I wept over the prone body of the dog, her tongue hanging out of her mouth, her head lying in a puddle of drool. I had to step out of the room when the vet put the ten stitches in her paw. She wasn’t in danger of dying, but I felt that she would die, and this, I think, is the legacy of your death, is part of how it lives on in me—that I will be, and am, brought to my knees any time something bad happens to a person or a creature that I love. I can’t stop myself from fearing the worst, because the worst has happened.
8
The solar lanterns have gone from the front walkway. They appeared, and now they’ve disappeared. No explanations for either action. The garden out front is full of weeds, but I find it hard to care. I haven’t lived in this house long enough to consider that garden to be my garden. I didn’t plant any of it.

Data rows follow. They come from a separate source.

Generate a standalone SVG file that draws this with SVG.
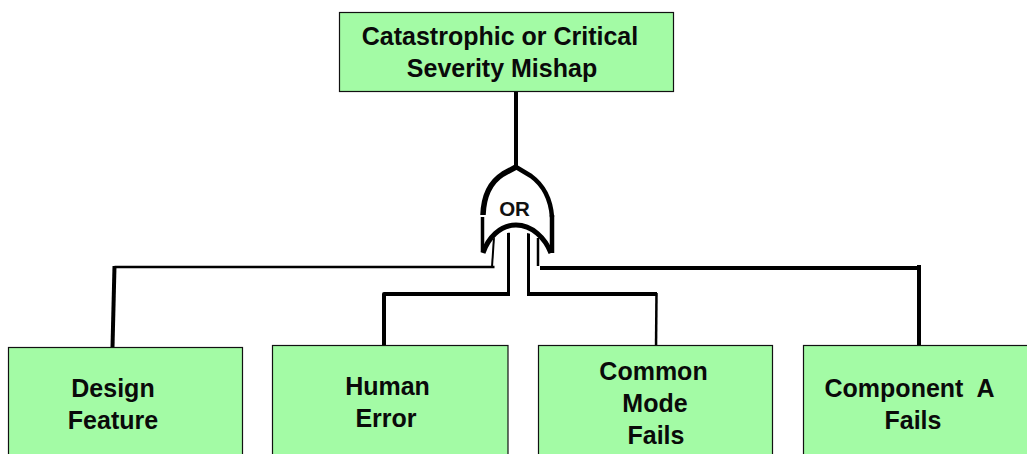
<svg xmlns="http://www.w3.org/2000/svg" width="1027" height="454" viewBox="0 0 1027 454">
<style>
.box{fill:#a3fba5;stroke:#111;stroke-width:1.2}
.t{font-family:"Liberation Sans",Arial,sans-serif;font-weight:700;font-size:25px;fill:#0a0a0a;text-anchor:middle}
.c{fill:none;stroke:#000;stroke-linecap:butt;stroke-linejoin:round}
</style>
<rect width="1027" height="454" fill="#fff"/>
<g id="connectors">
<path class="c" stroke-width="4" d="M516 92V167"/>
<path class="c" stroke-width="2.500" d="M494.500 267H114.500"/>
<path class="c" stroke-width="4" d="M114.500 266L112.500 347"/>
<path class="c" stroke-width="2" d="M494 237L492 267"/>
<path class="c" stroke-width="3" d="M508.500 228V294"/>
<path class="c" stroke-width="4" d="M510 294H384V346"/>
<path class="c" stroke-width="3" d="M528.500 228V294"/>
<path class="c" stroke-width="4" d="M527 294H657"/>
<path class="c" stroke-width="2.500" d="M656.500 293L656 349"/>
<path class="c" stroke-width="2.500" d="M538 238V266"/>
<path class="c" stroke-width="4" d="M540 268H919"/>
<path class="c" stroke-width="4" d="M919 265V347"/>
</g>
<g id="node-top">
<rect class="box" x="339.500" y="12.500" width="334" height="79"/>
<text class="t" x="500" y="45">Catastrophic or Critical</text>
<text class="t" x="502" y="77">Severity Mishap</text>
</g>
<g id="gate-or">
<path fill="#fff" d="M483 250C483 215 486 186 516 168C546 186 552 215 552 250C540 226 495 226 483 250Z"/>
<path class="c" stroke-width="5.500" d="M516 167L503 174Q484 186 483 215"/>
<path class="c" stroke-width="4.500" d="M516 167L531 176Q550 190 552 217"/>
<path class="c" stroke-width="3.500" d="M482.500 217V252"/>
<path class="c" stroke-width="4.500" d="M552 215V253"/>
<path class="c" stroke-width="5" d="M483 253C488 238 500 225 516 225C532 225 545 238 551 253"/>
<text x="514.500" y="216" font-family="'Liberation Sans',Arial,sans-serif" font-weight="700" font-size="20.500" text-anchor="middle" fill="#111">OR</text>
</g>
<g id="node-design">
<rect class="box" x="8.500" y="347.500" width="234" height="120"/>
<text class="t" x="113" y="397">Design</text>
<text class="t" x="113" y="429">Feature</text>
</g>
<g id="node-human">
<rect class="box" x="272.500" y="345.500" width="235.500" height="120"/>
<text class="t" x="387.500" y="395">Human</text>
<text class="t" x="386" y="427">Error</text>
</g>
<g id="node-common">
<rect class="box" x="538.500" y="345.500" width="234" height="120"/>
<text class="t" x="653.500" y="380">Common</text>
<text class="t" x="655" y="412">Mode</text>
<text class="t" x="656" y="444">Fails</text>
</g>
<g id="node-component">
<rect class="box" x="803.500" y="345.500" width="234" height="120"/>
<text class="t" x="909.500" y="397" xml:space="preserve">Component  A</text>
<text class="t" x="913" y="429">Fails</text>
</g>
</svg>
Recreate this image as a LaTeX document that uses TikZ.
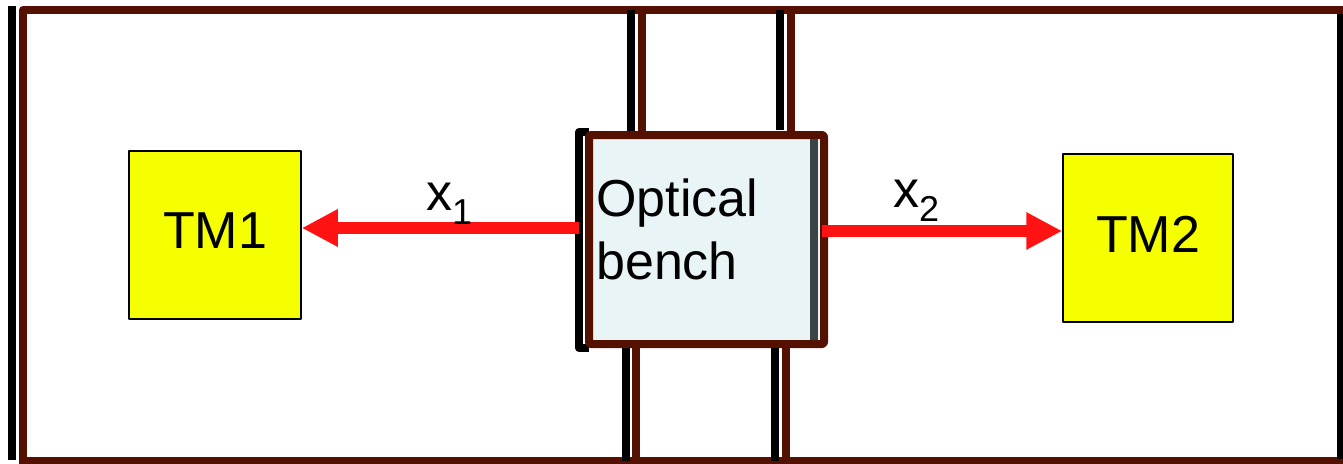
\documentclass[tikz,border=0pt]{standalone}
\usepackage{fontspec}
\setmainfont{Liberation Sans}
\usetikzlibrary{arrows.meta}

\definecolor{framebrown}{RGB}{84,16,0}
\definecolor{stripgray}{RGB}{58,68,71}
\definecolor{benchblue}{RGB}{232,244,246}
\definecolor{tmyellow}{RGB}{245,255,0}
\definecolor{beamred}{RGB}{255,18,18}

\newcommand{\lowsub}[1]{\raisebox{-14pt}{\fontsize{36}{36}\selectfont #1}}

\begin{document}
\begin{tikzpicture}[x=1pt, y=-1pt, line join=round,
    brownline/.style={draw=framebrown, line width=8pt},
    blackline/.style={draw=black, line width=8pt},
    testmass/.style={draw=black, line width=1.5pt, fill=tmyellow, minimum height=168pt, text depth=8pt, inner sep=0pt},
    benchbox/.style={draw=framebrown, line width=8pt, fill=benchblue, minimum width=235pt, minimum height=209pt, rounded corners=2pt, inner sep=0pt},
    xarrow/.style={draw=beamred, line width=12pt, -{Triangle[length=36pt, width=35pt]}},
    font=\fontsize{52}{63}\selectfont]
    \useasboundingbox (0,0) rectangle (1343,463);

    % outer housing
    \draw[blackline] (12,6) -- (12,460);
    \draw[brownline] (1343,10) -- (23,10) -- (23,463);
    \draw[brownline] (19,461) -- (1343,461);
    \draw[blackline] (1341,14) -- (1341,459);

    % struts above and below the bench
    \draw[blackline] (631,10) -- (631,131);
    \draw[brownline] (642,10) -- (642,135);
    \draw[blackline] (780,10) -- (780,130);
    \draw[brownline] (791,10) -- (791,135);
    \draw[blackline] (626,343) -- (626,461);
    \draw[brownline] (636,340) -- (636,461);
    \draw[blackline] (775,340) -- (775,461);
    \draw[brownline] (786,338) -- (786,461);

    % optical bench
    \draw[blackline] (589,132) -- (579,132) -- (579,348) -- (589,348);
    \node[benchbox] (bench) at (706.5,239.5) {};
    \fill[stripgray] (810,139) rectangle (818,340);
    \node[anchor=north west, align=left, inner sep=0pt] (benchtext) at (596,179) {Optical\\bench};

    % test masses
    \node[testmass, minimum width=172pt] (tm1) at (215,235) {TM1};
    \node[testmass, minimum width=170pt] (tm2) at (1148,238) {TM2};

    % readout arrows
    \coordinate (s1) at (579,228);
    \coordinate (s2) at (822,231);
    \draw[xarrow] (s1) -- (s1 -| tm1.east);
    \draw[xarrow] (s2) -- (s2 -| tm2.west);

    \node[anchor=base west, inner sep=0pt] (x1) at (426,210) {x\lowsub{1}};
    \node[anchor=base west, inner sep=0pt] (x2) at (893,207) {x\lowsub{2}};
\end{tikzpicture}
\end{document}
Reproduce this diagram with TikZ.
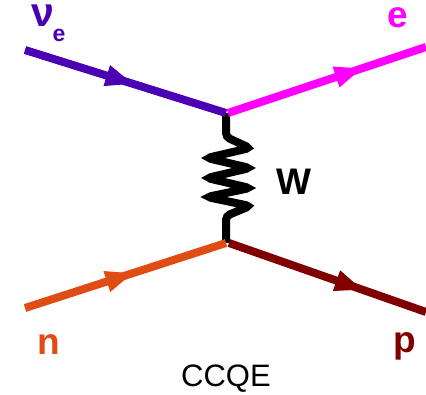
\documentclass[tikz,border=0pt]{standalone}
\usepackage{fontspec}
\setmainfont{Liberation Sans}
\usetikzlibrary{decorations.markings}
\definecolor{nucol}{RGB}{75,0,180}
\definecolor{ecol}{RGB}{255,0,255}
\definecolor{ncol}{RGB}{224,76,22}
\definecolor{pcol}{RGB}{128,0,0}
\tikzset{
  fermion/.style 2 args={draw=#1, line width=8pt,
    postaction={decorate, decoration={markings,
      mark=at position #2 with {\fill[#1] (0,0) -- (-27pt,11pt) -- (-27pt,-11pt) -- cycle;}}}},
  boson/.style={draw=black, line width=8pt, rounded corners=4pt},
  lbl/.style={inner sep=0pt, anchor=base, font=\bfseries\fontsize{37}{40}\selectfont},
  nulbl/.style={inner sep=0pt, anchor=base, font=\bfseries\fontsize{41}{44}\selectfont},
  sublbl/.style={inner sep=0pt, anchor=base, font=\bfseries\fontsize{23}{26}\selectfont},
  captionlbl/.style={inner sep=0pt, anchor=base, font=\fontsize{31}{34}\selectfont}
}
\begin{document}
\begin{tikzpicture}[x=1pt,y=-1pt]
\useasboundingbox (0,0) rectangle (426,395);
\coordinate (vt) at (226,113);
\coordinate (vtr) at (228,113);
\coordinate (vb) at (226,243);
\coordinate (vbr) at (229,243);
\coordinate (nuin) at (25,50);
\coordinate (eout) at (426,47);
\coordinate (nin) at (25,308);
\coordinate (pout) at (426,312);
\draw[boson] (vt) -- (226,137) -- (250,148) -- (207,158) -- (250,168) -- (207,178) -- (250,188) -- (207,197) -- (250,206) -- (226,216) -- (vb);
\draw[fermion={nucol}{0.535}] (nuin) -- (vt);
\draw[fermion={ecol}{0.675}] (vtr) -- (eout);
\draw[fermion={ncol}{0.535}] (nin) -- (vb);
\draw[fermion={pcol}{0.675}] (vbr) -- (pout);
\node[nulbl, text=nucol] (nulab) at (42.5,27) {ν};
\node[sublbl, text=nucol] (nusub) at (59,42) {e};
\node[lbl, text=ecol] (elbl) at (397.5,28) {e};
\node[lbl, text=ncol] (nlbl) at (49,355) {n};
\node[lbl, text=pcol] (plbl) at (405,353) {p};
\node[lbl] (wlbl) at (293.5,195) {W};
\node[captionlbl] (title) at (226,387) {CCQE};
\end{tikzpicture}
\end{document}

I went past your old house in Toronto twice. The first time was just before it sold. I could see the mass of black-eyed Susans in the front garden, out of control and filling every square inch. Wild and beautiful and probably in violation of some neatness bylaw. The little bungalow looked the same as when you had lived there, and it felt as if I could just knock on the door and you would open it and say, Hey, Helen, as you always did. You would open the door and I would follow you down the narrow hallway to the kitchen, and then out through the dining room and your bedroom to the back garden. The house had such a strange layout—like a train carriage, I said when you bought it, and I think I hurt your feelings. But it was one long corridor with rooms off that corridor and a weird addition at the back of the house that included a dining room with a vaulted ceiling and skylight, but no other windows, and a room behind that, with sliding doors onto the garden, which had to be a bedroom because there was no other bedroom in the house. But it became public space because it was the only way to access the yard from the house. You bought the house for the space, and because the front room was large and separate from the rest of the house and could be used as a piano studio, to teach from and practise in. You bought it because your girlfriend was thinking about coming out to Toronto to live with you.